__What to produce__
Set down each line of the material that follows, exactly, with no pictures.

— start Collected data —

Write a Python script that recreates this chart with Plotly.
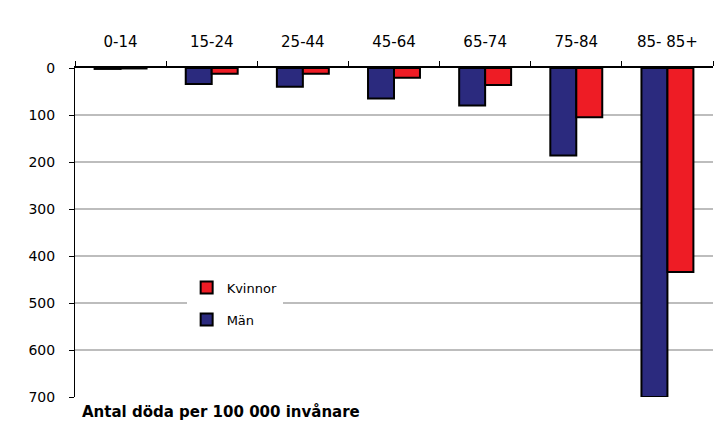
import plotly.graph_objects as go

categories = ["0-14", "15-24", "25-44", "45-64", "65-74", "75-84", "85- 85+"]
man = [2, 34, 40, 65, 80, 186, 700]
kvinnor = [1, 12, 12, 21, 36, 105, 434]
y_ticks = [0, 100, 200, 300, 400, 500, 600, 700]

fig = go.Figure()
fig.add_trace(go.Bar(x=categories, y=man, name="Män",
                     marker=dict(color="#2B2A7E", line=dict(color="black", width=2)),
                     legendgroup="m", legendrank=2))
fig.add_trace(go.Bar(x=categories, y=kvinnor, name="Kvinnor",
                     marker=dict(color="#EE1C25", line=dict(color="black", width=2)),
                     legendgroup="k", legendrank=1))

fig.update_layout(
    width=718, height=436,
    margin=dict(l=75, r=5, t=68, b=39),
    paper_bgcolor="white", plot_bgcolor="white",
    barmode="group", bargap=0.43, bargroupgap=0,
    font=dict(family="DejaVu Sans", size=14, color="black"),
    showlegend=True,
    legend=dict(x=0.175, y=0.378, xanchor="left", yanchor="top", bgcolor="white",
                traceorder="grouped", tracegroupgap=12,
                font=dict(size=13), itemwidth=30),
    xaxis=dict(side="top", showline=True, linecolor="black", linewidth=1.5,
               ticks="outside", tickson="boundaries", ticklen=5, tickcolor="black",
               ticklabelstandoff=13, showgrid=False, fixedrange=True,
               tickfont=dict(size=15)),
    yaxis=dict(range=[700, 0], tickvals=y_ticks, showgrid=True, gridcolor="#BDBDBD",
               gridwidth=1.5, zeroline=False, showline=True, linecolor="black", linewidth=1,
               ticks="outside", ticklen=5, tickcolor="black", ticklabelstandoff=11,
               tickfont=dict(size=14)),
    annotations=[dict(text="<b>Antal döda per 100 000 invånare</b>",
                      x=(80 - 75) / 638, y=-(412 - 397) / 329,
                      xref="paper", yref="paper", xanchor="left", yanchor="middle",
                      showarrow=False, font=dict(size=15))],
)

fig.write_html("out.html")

— end Collected data —

__Task solution__
Write a Python script that recreates this chart with Plotly.
import plotly.graph_objects as go

categories = ["0-14", "15-24", "25-44", "45-64", "65-74", "75-84", "85- 85+"]
man = [2, 34, 40, 65, 80, 186, 700]
kvinnor = [1, 12, 12, 21, 36, 105, 434]
y_ticks = [0, 100, 200, 300, 400, 500, 600, 700]

fig = go.Figure()
fig.add_trace(go.Bar(x=categories, y=man, name="Män",
                     marker=dict(color="#2B2A7E", line=dict(color="black", width=2)),
                     legendgroup="m", legendrank=2))
fig.add_trace(go.Bar(x=categories, y=kvinnor, name="Kvinnor",
                     marker=dict(color="#EE1C25", line=dict(color="black", width=2)),
                     legendgroup="k", legendrank=1))

fig.update_layout(
    width=718, height=436,
    margin=dict(l=75, r=5, t=68, b=39),
    paper_bgcolor="white", plot_bgcolor="white",
    barmode="group", bargap=0.43, bargroupgap=0,
    font=dict(family="DejaVu Sans", size=14, color="black"),
    showlegend=True,
    legend=dict(x=0.175, y=0.378, xanchor="left", yanchor="top", bgcolor="white",
                traceorder="grouped", tracegroupgap=12,
                font=dict(size=13), itemwidth=30),
    xaxis=dict(side="top", showline=True, linecolor="black", linewidth=1.5,
               ticks="outside", tickson="boundaries", ticklen=5, tickcolor="black",
               ticklabelstandoff=13, showgrid=False, fixedrange=True,
               tickfont=dict(size=15)),
    yaxis=dict(range=[700, 0], tickvals=y_ticks, showgrid=True, gridcolor="#BDBDBD",
               gridwidth=1.5, zeroline=False, showline=True, linecolor="black", linewidth=1,
               ticks="outside", ticklen=5, tickcolor="black", ticklabelstandoff=11,
               tickfont=dict(size=14)),
    annotations=[dict(text="<b>Antal döda per 100 000 invånare</b>",
                      x=(80 - 75) / 638, y=-(412 - 397) / 329,
                      xref="paper", yref="paper", xanchor="left", yanchor="middle",
                      showarrow=False, font=dict(size=15))],
)

fig.write_html("out.html")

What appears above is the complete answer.